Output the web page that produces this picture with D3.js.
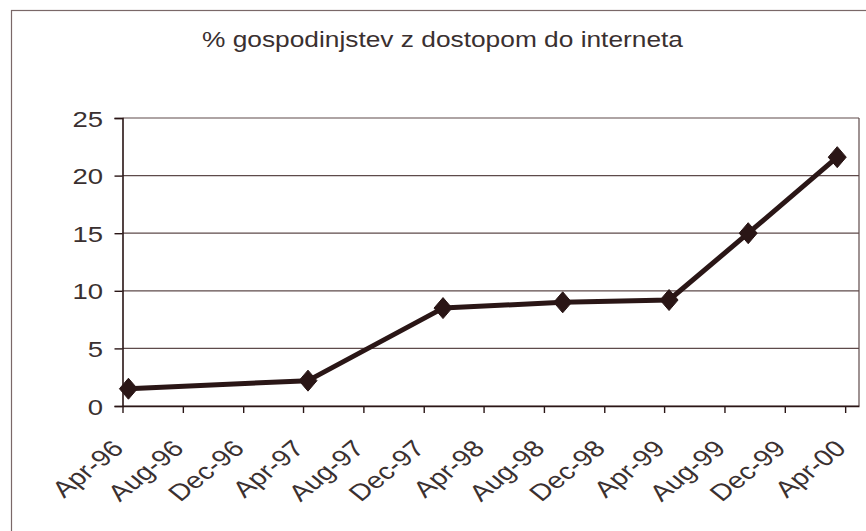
════════════════
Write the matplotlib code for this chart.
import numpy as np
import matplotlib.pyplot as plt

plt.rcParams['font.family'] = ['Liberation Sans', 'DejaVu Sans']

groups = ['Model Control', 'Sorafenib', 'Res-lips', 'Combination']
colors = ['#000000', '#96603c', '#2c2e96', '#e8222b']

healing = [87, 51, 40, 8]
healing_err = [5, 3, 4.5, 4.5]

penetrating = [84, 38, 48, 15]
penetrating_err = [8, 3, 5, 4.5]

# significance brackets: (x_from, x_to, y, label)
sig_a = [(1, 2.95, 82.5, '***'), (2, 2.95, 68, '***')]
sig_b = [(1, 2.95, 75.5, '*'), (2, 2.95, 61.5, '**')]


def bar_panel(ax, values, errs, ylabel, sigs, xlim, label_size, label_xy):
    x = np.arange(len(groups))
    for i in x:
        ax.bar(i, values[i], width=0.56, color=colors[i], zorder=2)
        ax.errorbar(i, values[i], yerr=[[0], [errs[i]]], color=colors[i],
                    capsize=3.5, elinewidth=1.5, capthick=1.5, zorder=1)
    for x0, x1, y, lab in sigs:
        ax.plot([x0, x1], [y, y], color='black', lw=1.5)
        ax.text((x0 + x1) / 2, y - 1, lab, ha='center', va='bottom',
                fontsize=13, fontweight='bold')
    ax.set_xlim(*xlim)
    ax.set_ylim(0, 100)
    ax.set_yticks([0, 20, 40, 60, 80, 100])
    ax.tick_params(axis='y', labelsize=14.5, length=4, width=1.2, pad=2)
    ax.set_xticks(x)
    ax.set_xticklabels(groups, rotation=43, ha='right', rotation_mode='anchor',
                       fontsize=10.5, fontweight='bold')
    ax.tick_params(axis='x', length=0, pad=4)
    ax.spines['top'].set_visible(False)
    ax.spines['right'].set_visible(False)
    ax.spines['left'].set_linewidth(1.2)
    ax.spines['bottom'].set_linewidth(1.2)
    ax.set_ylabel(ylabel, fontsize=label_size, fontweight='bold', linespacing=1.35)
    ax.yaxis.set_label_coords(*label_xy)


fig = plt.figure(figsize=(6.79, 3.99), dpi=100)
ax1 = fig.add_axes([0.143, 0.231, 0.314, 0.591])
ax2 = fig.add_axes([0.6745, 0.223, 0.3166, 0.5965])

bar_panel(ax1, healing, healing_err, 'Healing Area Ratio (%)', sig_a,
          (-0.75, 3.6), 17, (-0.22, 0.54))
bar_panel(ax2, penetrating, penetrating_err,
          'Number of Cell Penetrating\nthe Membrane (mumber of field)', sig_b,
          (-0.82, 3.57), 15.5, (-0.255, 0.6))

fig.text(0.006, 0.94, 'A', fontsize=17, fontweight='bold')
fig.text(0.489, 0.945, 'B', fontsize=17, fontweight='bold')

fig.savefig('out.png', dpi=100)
════════════════
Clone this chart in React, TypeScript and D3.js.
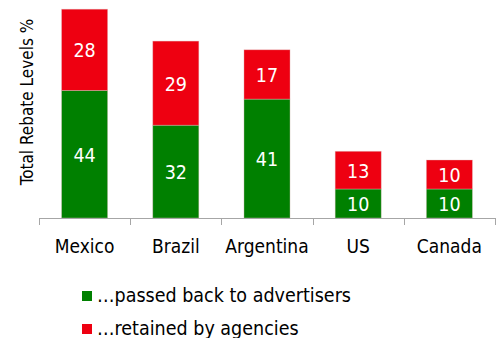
════════════════
* [What needs to be done] Go through the material above and count the lines that include "chart". Give the number alone.

* [Full answer] 2